Today, complete materials from the six full and the ten partial MTS distributions as well as from two redistributions created between 1968 and 1988 are available from the Bitsavers Software archive and from the University of Michigan's Deep Blue digital archive.

Working with the D6.0 distribution materials, it is possible to create an IPLable version of MTS. A new D6.0A distribution of MTS makes this easier. D6.0A is based on the D6.0 version of MTS from 1988 with various fixes and updates to make operation under Hercules in 2012 smoother. In the future, an IPLable version of MTS will be made available based upon the version of MTS that was in use at the University of Michigan in 1996 shortly before MTS was shut down.

==Licensing==
As of December 22, 2011, the MTS Distribution materials are freely available under the terms of the Creative Commons Attribution 3.0 Unported License (CC BY 3.0).

In its earliest days MTS was made available for free without the need for a license to sites that were interested in running MTS and which seemed to have the knowledgeable staff required to support it.

In the mid-1980s licensing arrangements were formalized with the University of Michigan acting as agent for and granting licenses on behalf of the MTS Consortium. MTS licenses were available to academic organizations for an annual fee of $5,000, to other non-profit organizations for $10,000, and to commercial organizations for $25,000. The license restricted MTS from being used to provide commercial computing services.
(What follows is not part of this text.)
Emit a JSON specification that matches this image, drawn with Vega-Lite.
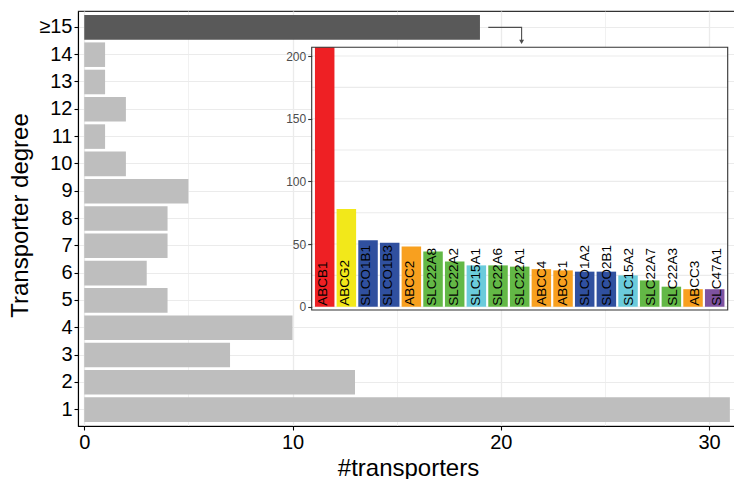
{
  "$schema": "https://vega.github.io/schema/vega-lite/v6.json",
  "width": 660,
  "height": 415,
  "autosize": {"type": "none"},
  "padding": {"left": 78, "top": 11, "right": 0, "bottom": 53},
  "background": "white",
  "config": {
    "font": "Liberation Sans",
    "view": {"stroke": "#333333", "strokeWidth": 1.1}
  },
  "datasets": {
    "main": [
      {"degree": "≥15", "transporters": 19, "group": "top"},
      {"degree": "14", "transporters": 1, "group": "rest"},
      {"degree": "13", "transporters": 1, "group": "rest"},
      {"degree": "12", "transporters": 2, "group": "rest"},
      {"degree": "11", "transporters": 1, "group": "rest"},
      {"degree": "10", "transporters": 2, "group": "rest"},
      {"degree": "9", "transporters": 5, "group": "rest"},
      {"degree": "8", "transporters": 4, "group": "rest"},
      {"degree": "7", "transporters": 4, "group": "rest"},
      {"degree": "6", "transporters": 3, "group": "rest"},
      {"degree": "5", "transporters": 4, "group": "rest"},
      {"degree": "4", "transporters": 10, "group": "rest"},
      {"degree": "3", "transporters": 7, "group": "rest"},
      {"degree": "2", "transporters": 13, "group": "rest"},
      {"degree": "1", "transporters": 31, "group": "rest"}
    ],
    "inset": [
      {"gene": "ABCB1", "n": 207, "family": "ABCB"},
      {"gene": "ABCG2", "n": 78, "family": "ABCG"},
      {"gene": "SLCO1B1", "n": 53, "family": "SLCO"},
      {"gene": "SLCO1B3", "n": 51, "family": "SLCO"},
      {"gene": "ABCC2", "n": 48, "family": "ABCC"},
      {"gene": "SLC22A8", "n": 44, "family": "SLC22"},
      {"gene": "SLC22A2", "n": 36, "family": "SLC22"},
      {"gene": "SLC15A1", "n": 33, "family": "SLC15"},
      {"gene": "SLC22A6", "n": 33, "family": "SLC22"},
      {"gene": "SLC22A1", "n": 32, "family": "SLC22"},
      {"gene": "ABCC4", "n": 30, "family": "ABCC"},
      {"gene": "ABCC1", "n": 29, "family": "ABCC"},
      {"gene": "SLCO1A2", "n": 28, "family": "SLCO"},
      {"gene": "SLCO2B1", "n": 28, "family": "SLCO"},
      {"gene": "SLC15A2", "n": 25, "family": "SLC15"},
      {"gene": "SLC22A7", "n": 21, "family": "SLC22"},
      {"gene": "SLC22A3", "n": 16, "family": "SLC22"},
      {"gene": "ABCC3", "n": 14, "family": "ABCC"},
      {"gene": "SLC47A1", "n": 14, "family": "SLC47"}
    ],
    "grid": [
      {"v": 0}, {"v": 25}, {"v": 50}, {"v": 75}, {"v": 100},
      {"v": 125}, {"v": 150}, {"v": 175}, {"v": 200}
    ],
    "arrow": [
      {"ax": 19.4, "ay": 15, "o": 1},
      {"ax": 21.0, "ay": 15, "o": 2},
      {"ax": 21.0, "ay": 14.5, "o": 3}
    ],
    "arrowhead": [
      {"ax": 21.0, "ay": 14.47}
    ],
    "panel": [{"p": "inset"}]
  },
  "layer": [
    {
      "data": {"name": "main"},
      "mark": {"type": "bar"},
      "encoding": {
        "y": {
          "field": "degree",
          "type": "nominal",
          "sort": ["≥15", "14", "13", "12", "11", "10", "9", "8", "7", "6", "5", "4", "3", "2", "1"],
          "scale": {"paddingInner": 0.1, "paddingOuter": 0.15},
          "axis": {
            "title": "Transporter degree",
            "titleFontSize": 24,
            "titleFontWeight": "normal",
            "titleColor": "black",
            "titleAngle": 270,
            "titleBaseline": "alphabetic",
            "titleX": -51,
            "titleY": 204,
            "labelFontSize": 20,
            "labelColor": "black",
            "labelPadding": 2,
            "tickSize": 4,
            "tickColor": "black",
            "tickWidth": 1.1,
            "tickBand": "center",
            "domainColor": "black",
            "domainWidth": 1.1,
            "grid": true,
            "gridColor": "#ebebeb",
            "gridWidth": 1.2
          }
        },
        "x": {
          "field": "transporters",
          "type": "quantitative",
          "scale": {"domain": [-0.3, 31.39], "nice": false, "zero": false},
          "axis": {
            "title": "#transporters",
            "titleFontSize": 24,
            "titleFontWeight": "normal",
            "titleColor": "black",
            "titleBaseline": "alphabetic",
            "titleY": 49,
            "titleX": 330,
            "values": [0, 5, 10, 15, 20, 25, 30],
            "labelExpr": "datum.value % 10 === 0 ? datum.label : ''",
            "labelFontSize": 20,
            "labelColor": "black",
            "labelPadding": 2,
            "labelFlush": false,
            "tickSize": 4,
            "tickColor": "black",
            "tickWidth": 1.1,
            "tickOpacity": {"condition": {"test": "datum.value % 10 === 0", "value": 1}, "value": 0},
            "domainColor": "black",
            "domainWidth": 1.1,
            "grid": true,
            "gridColor": "#ebebeb",
            "gridWidth": {"condition": {"test": "datum.value % 10 === 0", "value": 1.3}, "value": 0.7}
          }
        },
        "x2": {"datum": 0},
        "color": {
          "field": "group",
          "type": "nominal",
          "scale": {"domain": ["top", "rest"], "range": ["#595959", "#bebebe"]},
          "legend": null
        }
      }
    },
    {
      "data": {"name": "arrow"},
      "mark": {"type": "line", "color": "#4d4d4d", "strokeWidth": 1.1},
      "encoding": {
        "x": {"field": "ax", "type": "quantitative", "scale": {"domain": [-0.3, 31.39], "nice": false, "zero": false}, "axis": null},
        "y": {"field": "ay", "type": "quantitative", "scale": {"domain": [0.4, 15.6], "nice": false, "zero": false}, "axis": null},
        "order": {"field": "o"}
      }
    },
    {
      "data": {"name": "arrowhead"},
      "mark": {"type": "point", "shape": "triangle-down", "filled": true, "color": "#4d4d4d", "size": 24, "opacity": 1},
      "encoding": {
        "x": {"field": "ax", "type": "quantitative", "scale": {"domain": [-0.3, 31.39], "nice": false, "zero": false}, "axis": null},
        "y": {"field": "ay", "type": "quantitative", "scale": {"domain": [0.4, 15.6], "nice": false, "zero": false}, "axis": null}
      }
    },
    {
      "data": {"name": "panel"},
      "mark": {"type": "rect", "fill": "white"},
      "encoding": {
        "x": {"datum": 0, "type": "quantitative", "scale": {"domain": [0, 1], "range": [233.7, 649.7], "nice": false, "zero": false}, "axis": null},
        "x2": {"datum": 1},
        "y": {"datum": -2.6, "type": "quantitative", "scale": {"domain": [-2.6, 207], "range": [299, 36.3], "nice": false, "zero": false}, "axis": null},
        "y2": {"datum": 207}
      }
    },
    {
      "data": {"name": "grid"},
      "mark": {"type": "rule", "color": "#ebebeb", "strokeWidth": 1.1},
      "encoding": {
        "x": {"datum": 0, "type": "quantitative", "scale": {"domain": [0, 1], "range": [233.7, 649.7], "nice": false, "zero": false}, "axis": null},
        "x2": {"datum": 1},
        "y": {"field": "v", "type": "quantitative", "scale": {"domain": [-2.6, 207], "range": [299, 36.3], "nice": false, "zero": false}, "axis": null}
      }
    },
    {
      "data": {"name": "inset"},
      "mark": {"type": "bar"},
      "encoding": {
        "x": {
          "field": "gene",
          "type": "nominal",
          "sort": null,
          "scale": {"range": [233.7, 649.7], "paddingInner": 0.1, "paddingOuter": 0.15},
          "axis": null
        },
        "y": {
          "field": "n",
          "type": "quantitative",
          "scale": {"domain": [-2.6, 207], "range": [299, 36.3], "nice": false, "zero": false},
          "axis": {
            "orient": "left",
            "offset": -233.7,
            "title": null,
            "values": [0, 50, 100, 150, 200],
            "grid": false,
            "domain": false,
            "tickSize": 4,
            "tickColor": "#333333",
            "tickWidth": 1.1,
            "labelFontSize": 12,
            "labelColor": "#4d4d4d",
            "labelPadding": 2,
            "zindex": 2
          }
        },
        "y2": {"datum": 0},
        "color": {
          "field": "family",
          "type": "nominal",
          "scale": {
            "domain": ["ABCB", "ABCG", "SLCO", "ABCC", "SLC22", "SLC15", "SLC47"],
            "range": ["#ee2024", "#f2e81a", "#30509f", "#f8a01f", "#63b846", "#6bcbdb", "#7e52a0"]
          },
          "legend": null
        }
      }
    },
    {
      "data": {"name": "inset"},
      "mark": {"type": "text", "angle": 270, "align": "left", "baseline": "middle", "fontSize": 13.5, "color": "black", "dx": 1},
      "encoding": {
        "x": {
          "field": "gene",
          "type": "nominal",
          "sort": null,
          "scale": {"range": [233.7, 649.7], "paddingInner": 0.1, "paddingOuter": 0.15},
          "axis": null
        },
        "y": {"datum": 0, "type": "quantitative", "scale": {"domain": [-2.6, 207], "range": [299, 36.3], "nice": false, "zero": false}, "axis": null},
        "text": {"field": "gene", "type": "nominal"}
      }
    },
    {
      "data": {"name": "panel"},
      "mark": {"type": "rect", "fill": null, "fillOpacity": 0, "stroke": "#333333", "strokeWidth": 1.1},
      "encoding": {
        "x": {"datum": 0, "type": "quantitative", "scale": {"domain": [0, 1], "range": [233.7, 649.7], "nice": false, "zero": false}, "axis": null},
        "x2": {"datum": 1},
        "y": {"datum": -2.6, "type": "quantitative", "scale": {"domain": [-2.6, 207], "range": [299, 36.3], "nice": false, "zero": false}, "axis": null},
        "y2": {"datum": 207}
      }
    }
  ],
  "resolve": {
    "scale": {"x": "independent", "y": "independent", "color": "independent"},
    "axis": {"x": "independent", "y": "independent"}
  }
}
The licensees received a copy of the full set of MTS distribution tapes, any incremental distributions prepared during the year, written installation instructions, two copies of the current user documentation, and a very limited amount of assistance.

Only a few organizations licensed MTS. Several licensed MTS in order to run a single program such as CONFER. The fees collected were used to offset some of the common expenses of the MTS Consortium.